══ Listed records ══

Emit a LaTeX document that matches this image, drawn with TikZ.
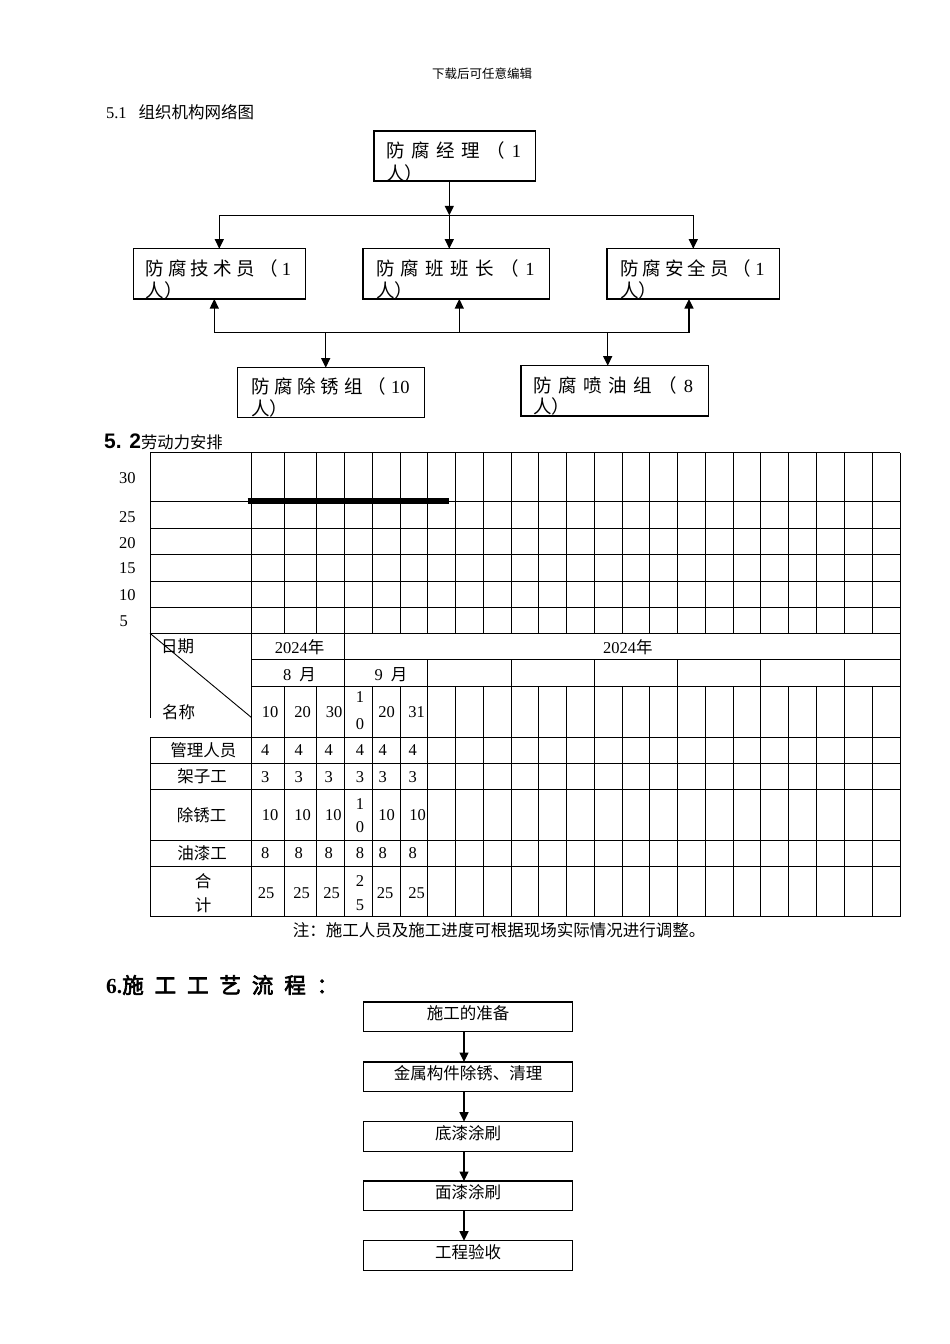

═══
══ Listed records ══

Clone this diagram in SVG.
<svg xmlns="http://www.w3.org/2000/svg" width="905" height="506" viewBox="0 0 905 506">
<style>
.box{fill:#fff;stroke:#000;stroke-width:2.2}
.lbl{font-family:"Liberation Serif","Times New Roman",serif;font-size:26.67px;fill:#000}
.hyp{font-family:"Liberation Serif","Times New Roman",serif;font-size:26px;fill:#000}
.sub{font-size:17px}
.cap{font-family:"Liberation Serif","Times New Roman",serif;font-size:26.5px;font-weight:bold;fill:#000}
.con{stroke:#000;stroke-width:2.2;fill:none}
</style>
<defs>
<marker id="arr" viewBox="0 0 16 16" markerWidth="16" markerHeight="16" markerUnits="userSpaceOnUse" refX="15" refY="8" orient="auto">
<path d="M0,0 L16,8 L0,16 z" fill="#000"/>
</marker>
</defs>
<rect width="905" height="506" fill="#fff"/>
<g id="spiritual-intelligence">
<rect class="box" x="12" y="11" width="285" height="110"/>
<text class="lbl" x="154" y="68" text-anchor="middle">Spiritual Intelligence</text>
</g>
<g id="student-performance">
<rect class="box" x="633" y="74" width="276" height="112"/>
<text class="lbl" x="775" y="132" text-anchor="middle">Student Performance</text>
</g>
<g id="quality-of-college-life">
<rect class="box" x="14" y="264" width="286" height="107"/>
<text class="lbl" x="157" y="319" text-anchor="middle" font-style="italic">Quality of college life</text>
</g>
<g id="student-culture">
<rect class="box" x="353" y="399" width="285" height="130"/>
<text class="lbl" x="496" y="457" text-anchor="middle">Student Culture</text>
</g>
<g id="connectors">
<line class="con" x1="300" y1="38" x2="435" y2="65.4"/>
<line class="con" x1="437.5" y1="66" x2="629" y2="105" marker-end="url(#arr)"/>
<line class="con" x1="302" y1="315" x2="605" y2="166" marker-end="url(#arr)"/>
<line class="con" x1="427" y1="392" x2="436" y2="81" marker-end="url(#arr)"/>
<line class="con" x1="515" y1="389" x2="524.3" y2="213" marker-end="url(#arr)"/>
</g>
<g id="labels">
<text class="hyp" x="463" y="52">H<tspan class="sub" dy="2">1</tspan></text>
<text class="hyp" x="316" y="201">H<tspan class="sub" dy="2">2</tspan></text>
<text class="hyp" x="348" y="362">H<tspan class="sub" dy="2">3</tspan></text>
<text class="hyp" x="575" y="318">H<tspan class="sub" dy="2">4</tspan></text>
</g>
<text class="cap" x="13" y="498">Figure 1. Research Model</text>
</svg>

═══
══ Listed records ══

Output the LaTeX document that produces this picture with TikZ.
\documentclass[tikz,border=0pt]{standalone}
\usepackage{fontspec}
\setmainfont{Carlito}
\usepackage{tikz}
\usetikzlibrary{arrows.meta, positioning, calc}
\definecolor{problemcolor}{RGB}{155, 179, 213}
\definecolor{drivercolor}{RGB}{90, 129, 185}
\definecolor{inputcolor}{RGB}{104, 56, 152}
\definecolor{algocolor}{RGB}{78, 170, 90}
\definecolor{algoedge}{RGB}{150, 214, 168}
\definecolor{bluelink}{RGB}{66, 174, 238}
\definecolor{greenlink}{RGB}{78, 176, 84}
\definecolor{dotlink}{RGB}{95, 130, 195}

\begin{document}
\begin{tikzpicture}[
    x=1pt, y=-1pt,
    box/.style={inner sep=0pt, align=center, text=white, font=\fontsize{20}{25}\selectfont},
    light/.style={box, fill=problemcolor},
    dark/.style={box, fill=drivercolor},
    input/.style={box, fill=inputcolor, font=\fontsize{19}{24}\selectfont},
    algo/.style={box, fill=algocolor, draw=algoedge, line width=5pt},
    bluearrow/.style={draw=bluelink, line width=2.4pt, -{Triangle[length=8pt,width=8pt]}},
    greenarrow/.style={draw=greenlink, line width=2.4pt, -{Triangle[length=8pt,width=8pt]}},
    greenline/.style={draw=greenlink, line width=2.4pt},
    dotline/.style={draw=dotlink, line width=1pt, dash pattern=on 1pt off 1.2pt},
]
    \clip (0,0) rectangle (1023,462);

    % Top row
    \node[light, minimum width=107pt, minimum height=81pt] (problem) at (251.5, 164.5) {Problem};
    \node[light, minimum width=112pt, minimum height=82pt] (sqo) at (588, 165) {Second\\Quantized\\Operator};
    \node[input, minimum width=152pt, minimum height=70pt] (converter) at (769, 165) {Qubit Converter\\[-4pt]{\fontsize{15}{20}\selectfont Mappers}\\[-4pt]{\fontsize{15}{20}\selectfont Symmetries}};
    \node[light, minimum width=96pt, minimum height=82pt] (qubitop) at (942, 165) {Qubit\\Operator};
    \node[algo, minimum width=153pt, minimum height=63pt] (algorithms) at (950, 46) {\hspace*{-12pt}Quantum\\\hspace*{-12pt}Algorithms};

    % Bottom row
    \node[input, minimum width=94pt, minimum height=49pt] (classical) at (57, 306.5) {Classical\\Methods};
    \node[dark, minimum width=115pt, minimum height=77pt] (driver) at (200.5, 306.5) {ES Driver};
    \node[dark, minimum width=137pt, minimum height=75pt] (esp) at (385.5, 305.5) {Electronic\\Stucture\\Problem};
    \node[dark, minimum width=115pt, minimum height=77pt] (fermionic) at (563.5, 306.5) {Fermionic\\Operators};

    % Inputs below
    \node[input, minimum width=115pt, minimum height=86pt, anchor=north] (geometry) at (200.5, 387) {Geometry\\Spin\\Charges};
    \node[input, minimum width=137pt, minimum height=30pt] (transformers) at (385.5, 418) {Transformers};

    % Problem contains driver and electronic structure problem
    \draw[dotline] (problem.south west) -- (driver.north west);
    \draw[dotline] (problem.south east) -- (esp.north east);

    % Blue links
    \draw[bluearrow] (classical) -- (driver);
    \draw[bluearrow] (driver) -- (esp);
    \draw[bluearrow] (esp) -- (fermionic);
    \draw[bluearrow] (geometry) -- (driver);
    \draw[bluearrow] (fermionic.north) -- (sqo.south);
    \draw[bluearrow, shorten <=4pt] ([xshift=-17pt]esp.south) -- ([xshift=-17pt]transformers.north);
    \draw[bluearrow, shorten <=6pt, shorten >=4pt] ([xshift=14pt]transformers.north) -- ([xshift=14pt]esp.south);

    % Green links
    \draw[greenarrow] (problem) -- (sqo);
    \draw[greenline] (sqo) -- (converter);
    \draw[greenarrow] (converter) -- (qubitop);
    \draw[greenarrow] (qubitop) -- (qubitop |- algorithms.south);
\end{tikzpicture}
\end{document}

═══

Select the lines from the entries that include the word "this".

Written solution =
Emit a LaTeX document that matches this image, drawn with TikZ.
Clone this diagram in SVG.
Output the LaTeX document that produces this picture with TikZ.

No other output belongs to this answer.